Nous sommes, comme vous, particulièrement attachés à l'amélioration de la protection sociale agricole et à la poursuite de l'évolution des retraites agricoles. Notre ambition doit se situer dans l'action, mais elle doit répondre également à un souci d'équité, en tenant compte, je suis obligé de le dire, des équilibres économiques et des réalités financières de notre pays. Il faut donc agir étape par étape. A cet égard, je vous ai rappelé les décisions très importantes qui ont été mises en oeuvre par le gouvernement de M. Jean-Pierre Raffarin.
S'agissant, plus précisément, de la suite du calendrier et de l'évolution de la retraite complémentaire obligatoire pour les agriculteurs, nous travaillons actuellement, M. Hervé Gaymard et moi-même, avec les organisations professionnelles agricoles et avec les associations de retraités - j'en recevrai moi-même une bientôt -, sur l'amélioration des prestations pour les retraites de base et sur les retraites complémentaires. Nous sommes tout à fait déterminés à décider des évolutions importantes, avant la fin de cette législature, pour progresser sur ce dossier.
J'ai bien noté les deux possibilités que vous avez évoquées, c'est-à-dire soit le libre choix de l'une ou l'autre des conditions fixées par décret, soit le choix de la proratisation complète. J'étudierai moi-même ces propositions et je suis prêt à en reparler avec vous. Nous confronterons nos propositions avec celles des professionnels concernés.
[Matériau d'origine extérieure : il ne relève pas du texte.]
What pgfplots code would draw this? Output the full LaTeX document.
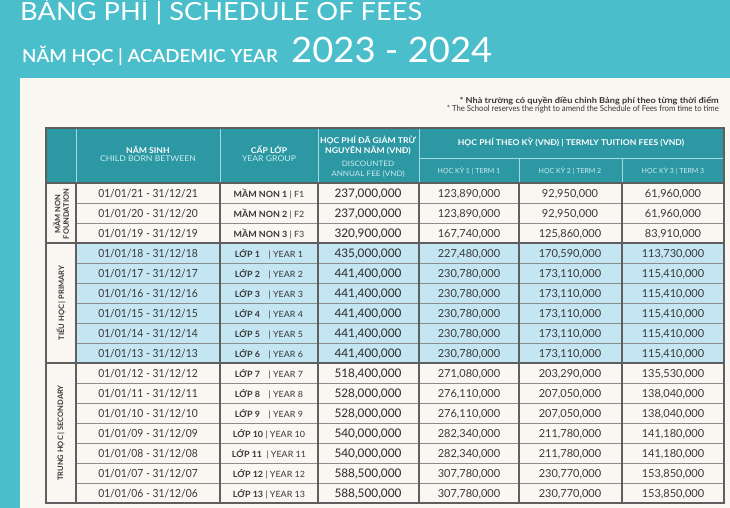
\documentclass[border=0pt]{standalone}
\usepackage{pgfplots}
\pgfplotsset{compat=1.18}
\usepackage{pgfplotstable}
\usepackage{fontspec}
\setmainfont{Lato}
\newfontfamily\titlefont[FakeStretch=1.09]{Lato}
\newfontfamily\subfont[FakeStretch=1.04]{Lato}
\newfontfamily\semifont[FakeStretch=1.04]{Lato Semibold}
\newfontfamily\medfont{Lato Medium}
\newfontfamily\notefont[FakeStretch=1.12]{Lato}
\newfontfamily\datefont[FakeStretch=0.92]{Lato}
\newfontfamily\hdfont[FakeStretch=1.08]{Lato}
\definecolor{bgteal}{RGB}{74,190,202}
\definecolor{cream}{RGB}{250,246,241}
\definecolor{hdteal}{RGB}{43,152,164}
\definecolor{hdline}{RGB}{165,218,224}
\definecolor{hden}{RGB}{205,236,239}
\definecolor{ltblue}{RGB}{196,230,242}
\definecolor{bord}{RGB}{95,95,95}
\definecolor{rowline}{RGB}{140,140,140}
\definecolor{txt}{RGB}{55,55,55}

\pgfplotstableread[col sep=semicolon]{
y;born;grp;annual;tone;ttwo;tthree
194;01/01/21 - 31/12/21;{\textbf{MẦM NON 1} | F1};237,000,000;123,890,000;92,950,000;61,960,000
214;01/01/20 - 31/12/20;{\textbf{MẦM NON 2} | F2};237,000,000;123,890,000;92,950,000;61,960,000
234;01/01/19 - 31/12/19;{\textbf{MẦM NON 3} | F3};320,900,000;167,740,000;125,860,000;83,910,000
254;01/01/18 - 31/12/18;{\textbf{LỚP 1}\enspace\enspace| YEAR 1};435,000,000;227,480,000;170,590,000;113,730,000
274;01/01/17 - 31/12/17;{\textbf{LỚP 2}\enspace\enspace| YEAR 2};441,400,000;230,780,000;173,110,000;115,410,000
294;01/01/16 - 31/12/16;{\textbf{LỚP 3}\enspace\enspace| YEAR 3};441,400,000;230,780,000;173,110,000;115,410,000
314;01/01/15 - 31/12/15;{\textbf{LỚP 4}\enspace\enspace| YEAR 4};441,400,000;230,780,000;173,110,000;115,410,000
334;01/01/14 - 31/12/14;{\textbf{LỚP 5}\enspace\enspace| YEAR 5};441,400,000;230,780,000;173,110,000;115,410,000
354;01/01/13 - 31/12/13;{\textbf{LỚP 6}\enspace\enspace| YEAR 6};441,400,000;230,780,000;173,110,000;115,410,000
374;01/01/12 - 31/12/12;{\textbf{LỚP 7}\enspace\enspace| YEAR 7};518,400,000;271,080,000;203,290,000;135,530,000
394;01/01/11 - 31/12/11;{\textbf{LỚP 8}\enspace\enspace| YEAR 8};528,000,000;276,110,000;207,050,000;138,040,000
414;01/01/10 - 31/12/10;{\textbf{LỚP 9}\enspace\enspace| YEAR 9};528,000,000;276,110,000;207,050,000;138,040,000
434;01/01/09 - 31/12/09;{\textbf{LỚP 10} | YEAR 10};540,000,000;282,340,000;211,780,000;141,180,000
454;01/01/08 - 31/12/08;{\textbf{LỚP 11}\enspace | YEAR 11};540,000,000;282,340,000;211,780,000;141,180,000
474;01/01/07 - 31/12/07;{\textbf{LỚP 12} | YEAR 12};588,500,000;307,780,000;230,770,000;153,850,000
494;01/01/06 - 31/12/06;{\textbf{LỚP 13} | YEAR 13};588,500,000;307,780,000;230,770,000;153,850,000
}\feetable

\pgfplotsset{celltext/.style={only marks, mark=none, nodes near coords, nodes near coords align={center}, point meta=explicit symbolic,
  every node near coord/.append style={anchor=center, inner sep=0pt, text=txt, font=#1}}}

\begin{document}
\begin{tikzpicture}
\path[use as bounding box] (0,0) rectangle (730pt,508pt);
\clip (0,0) rectangle (730pt,508pt);
\begin{axis}[at={(0,0)}, anchor=south west, width=730pt, height=508pt, scale only axis, hide axis,
  xmin=0, xmax=730, ymin=0, ymax=508, y dir=reverse, clip=false]
% background
\addplot[fill=bgteal, draw=none] coordinates {(0,0) (730,0) (730,508) (0,508)} -- cycle;
\addplot[fill=cream, draw=none] coordinates {(20,78) (730,78) (730,508) (20,508)} -- cycle;
% header fill
\addplot[fill=hdteal, draw=none] coordinates {(46,128) (724,128) (724,183) (46,183)} -- cycle;
% primary fill
\addplot[fill=ltblue, draw=none] coordinates {(76,243) (724,243) (724,363) (76,363)} -- cycle;
% header separators
\pgfplotsinvokeforeach{76,220,318,419}{\addplot[hdline, line width=1pt] coordinates {(#1,128) (#1,183)};}
\pgfplotsinvokeforeach{519,622}{\addplot[hdline, line width=1pt] coordinates {(#1,158) (#1,183)};}
\addplot[hdline, line width=1pt] coordinates {(419,158) (724,158)};
% body row lines
\pgfplotsinvokeforeach{203,223,263,283,303,323,343,383,403,423,443,463,483}{\addplot[rowline, line width=0.8pt] coordinates {(76,#1) (724,#1)};}
\pgfplotsinvokeforeach{183,243,363}{\addplot[bord, line width=1.1pt] coordinates {(46,#1) (724,#1)};}
\pgfplotsinvokeforeach{76,220,318,419,519,622}{\addplot[bord, line width=1.1pt] coordinates {(#1,183) (#1,503)};}
\addplot[bord, line width=1.6pt] coordinates {(46,128) (724,128) (724,503) (46,503)} -- cycle;
% titles
\node[anchor=base west, text=white, font=\titlefont\fontsize{25}{25}\selectfont, inner sep=0pt] at (axis cs:20,21) {BẢNG PHÍ | SCHEDULE OF FEES};
\node[anchor=base west, text=white, font=\semifont\fontsize{18}{18}\selectfont, inner sep=0pt] at (axis cs:22,63) {NĂM HỌC | ACADEMIC YEAR};
\node[anchor=base west, text=white, font=\subfont\fontsize{35}{35}\selectfont, inner sep=0pt] at (axis cs:291,63) {2023 - 2024};
\node[anchor=base east, text=txt, font=\notefont\bfseries\fontsize{8.2}{9}\selectfont, inner sep=0pt] at (axis cs:719,103) {* Nhà trường có quyền điều chỉnh Bảng phí theo từng thời điểm};
\node[anchor=base east, text=txt, font=\datefont\fontsize{8.4}{9}\selectfont, inner sep=0pt] at (axis cs:719,112) {* The School reserves the right to amend the Schedule of Fees from time to time};
% header text
\node[text=white, font=\hdfont\bfseries\fontsize{8}{9}\selectfont, inner sep=0pt] at (axis cs:148,149.5) {NĂM SINH};
\node[text=hden, font=\hdfont\fontsize{8}{9}\selectfont, inner sep=0pt] at (axis cs:148,159) {CHILD BORN BETWEEN};
\node[text=white, font=\hdfont\bfseries\fontsize{8}{9}\selectfont, inner sep=0pt] at (axis cs:269,149.5) {CẤP LỚP};
\node[text=hden, font=\hdfont\fontsize{8}{9}\selectfont, inner sep=0pt] at (axis cs:269,159) {YEAR GROUP};
\node[text=white, font=\hdfont\bfseries\fontsize{8}{10}\selectfont, inner sep=0pt, align=center] at (axis cs:368,145) {HỌC PHÍ ĐÃ GIẢM TRỪ\\NGUYÊN NĂM (VNĐ)};
\node[text=hden, font=\hdfont\fontsize{7.5}{10}\selectfont, inner sep=0pt, align=center] at (axis cs:368,169.5) {DISCOUNTED\\ANNUAL FEE (VND)};
\node[text=white, font=\hdfont\bfseries\fontsize{8}{9}\selectfont, inner sep=0pt] at (axis cs:571,143) {HỌC PHÍ THEO KỲ (VNĐ) | TERMLY TUITION FEES (VND)};
\node[text=hden, font=\fontsize{7}{8}\selectfont, inner sep=0pt] at (axis cs:469,171) {HỌC KỲ 1 | TERM 1};
\node[text=hden, font=\fontsize{7}{8}\selectfont, inner sep=0pt] at (axis cs:570,171) {HỌC KỲ 2 | TERM 2};
\node[text=hden, font=\fontsize{7}{8}\selectfont, inner sep=0pt] at (axis cs:673,171) {HỌC KỲ 3 | TERM 3};
% group labels
\node[rotate=90, text=txt, font=\bfseries\fontsize{7.5}{8.5}\selectfont, inner sep=0pt, align=center] at (axis cs:61,214) {MẦM NON\\FOUNDATION};
\node[rotate=90, text=txt, font=\bfseries\fontsize{7.5}{8}\selectfont, inner sep=0pt] at (axis cs:61,303) {TIỂU HỌC | PRIMARY};
\node[rotate=90, text=txt, font=\bfseries\fontsize{7.5}{8}\selectfont, inner sep=0pt] at (axis cs:61,433) {TRUNG HỌC | SECONDARY};
% cell data
\addplot[celltext={\datefont\fontsize{11.2}{12}\selectfont}] table[x expr=148, y=y, meta=born] {\feetable};
\addplot[celltext={\subfont\fontsize{8.6}{9}\selectfont}] table[x expr=269, y=y, meta=grp] {\feetable};
\addplot[celltext={\medfont\fontsize{11.8}{12}\selectfont}] table[x expr=368, y=y, meta=annual] {\feetable};
\addplot[celltext={\fontsize{11}{12}\selectfont}] table[x expr=469, y=y, meta=tone] {\feetable};
\addplot[celltext={\fontsize{11}{12}\selectfont}] table[x expr=570, y=y, meta=ttwo] {\feetable};
\addplot[celltext={\fontsize{11}{12}\selectfont}] table[x expr=673, y=y, meta=tthree] {\feetable};
\end{axis}
\end{tikzpicture}
\end{document}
Monsieur le sénateur, je tiens à vous dire que je suis également tout à fait conscient de la situation en Languedoc-Roussillon. Nous devons avancer, pas à pas. Il faut, d'une part, tenir compte du principe d'équité, dans le respect des textes existants ; les décrets ne sont d'ailleurs jamais que l'application des lois votées. Il faut, d'autre part, tenir compte des contraintes budgétaires qui s'imposent au Gouvernement, comme à l'ensemble du pays.